House Prices Will Fall Because They Are Over-Valued
|Saturday, 03 July 2010 07:07|
It is absolutely astounding that so many reporters at major news outlets apparently have not heard of the housing bubble. This is like people not knowing about the risk of war after the United States had been attacked at Pearl Harbor. Surely such people existed, but you would not have expected them to be writing at the New York Times.
The NYT has a lengthy article today discussing Illinois' severe budget problems in the context of the deficits hitting several large states. At one point, it tells readers:
"Should the largest struggling states — like California, New York or Illinois — lay off tens of thousands more in coming months, or default on payments, the reverberations could badly damage a weakened economy and push housing prices down still further."

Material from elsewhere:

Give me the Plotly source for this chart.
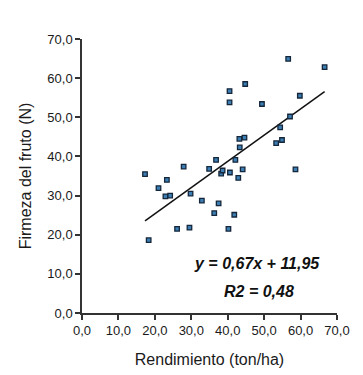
import plotly.graph_objects as go

rendimiento = [17.3, 18.3, 21.0, 22.9, 23.3, 24.2, 26.1, 27.9, 29.5, 29.8,
               32.9, 34.9, 36.3, 36.8, 37.5, 38.2, 38.6, 40.2, 40.5, 40.5,
               40.6, 41.8, 42.1, 42.9, 43.2, 43.3, 44.1, 44.6, 44.8, 49.4,
               53.3, 54.4, 54.9, 56.6, 57.1, 58.6, 59.8, 66.6]
firmeza = [35.5, 18.6, 31.9, 29.8, 34.0, 30.0, 21.5, 37.4, 21.8, 30.5,
           28.7, 36.8, 25.5, 39.1, 28.0, 35.6, 36.4, 21.5, 56.7, 53.8,
           35.9, 25.1, 39.1, 34.5, 44.5, 42.3, 36.7, 44.8, 58.5, 53.4,
           43.4, 47.4, 44.2, 64.9, 50.2, 36.7, 55.5, 62.8]
slope = 0.67
intercept = 11.95
r2 = 0.48
tick_vals = [0, 10, 20, 30, 40, 50, 60, 70]

x_line = [min(rendimiento), max(rendimiento)]
y_line = [slope * v + intercept for v in x_line]

fig = go.Figure()
fig.add_trace(go.Scatter(x=x_line, y=y_line, mode="lines",
                         line=dict(color="#111111", width=1.5),
                         showlegend=False, hoverinfo="skip"))
fig.add_trace(go.Scatter(x=rendimiento, y=firmeza, mode="markers",
                         marker=dict(symbol="square", size=4.5, color="#3b7fb4",
                                     line=dict(color="#15263a", width=1.3)),
                         showlegend=False))

eq_text = f"y = {slope:.2f}x + {intercept:.2f}".replace(".", ",")
r2_text = f"R2 = {r2:.2f}".replace(".", ",")
fig.add_annotation(x=48.0, y=12.6, xref="x", yref="y", text=f"<b><i>{eq_text}</i></b>",
                   showarrow=False, font=dict(size=16, color="#111111", family="Liberation Sans, Arial"))
fig.add_annotation(x=48.6, y=5.4, xref="x", yref="y", text=f"<b><i>{r2_text}</i></b>",
                   showarrow=False, font=dict(size=16, color="#111111", family="Liberation Sans, Arial"))

axis_common = dict(range=[0, 70], tickvals=tick_vals, tickformat=".1f",
                   showgrid=False, zeroline=False, showline=True, automargin=False,
                   linecolor="#333333", linewidth=1.5, ticks="outside",
                   ticklen=5, tickwidth=1.5, tickcolor="#333333",
                   tickfont=dict(size=13, color="#1a1a1a"),
                   title_font=dict(size=16, color="#1a1a1a"))

fig.update_xaxes(**axis_common, title_text="Rendimiento (ton/ha)", title_standoff=16)
fig.update_yaxes(**axis_common, title_text="Firmeza del fruto (N)", title_standoff=12)

fig.update_layout(width=355, height=367, separators=", ",
                  margin=dict(l=74, r=26, t=31, b=62),
                  paper_bgcolor="white", plot_bgcolor="white",
                  font=dict(family="Liberation Sans, Arial", color="#1a1a1a"))

fig.write_html("out.html")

House prices in these states have only partially corrected from their budget-inflated levels. They remains substantially above long-term trends. In all three states there are extraordinarily high ratios of price of house prices to rents. It is virtually certain that house prices will fall further regardless of how these states deal with their budget problems. (Interestingly, California is using hundreds of millions of dollars to temporarily prop up its house prices. Presumably, it will end these subsidies once its budget crunch gets too severe.)
At this point, reporters should be familiar with the housing bubble and know something about its general dynamic. Its collapse led to the largest downturn in 70 years. This is a big deal.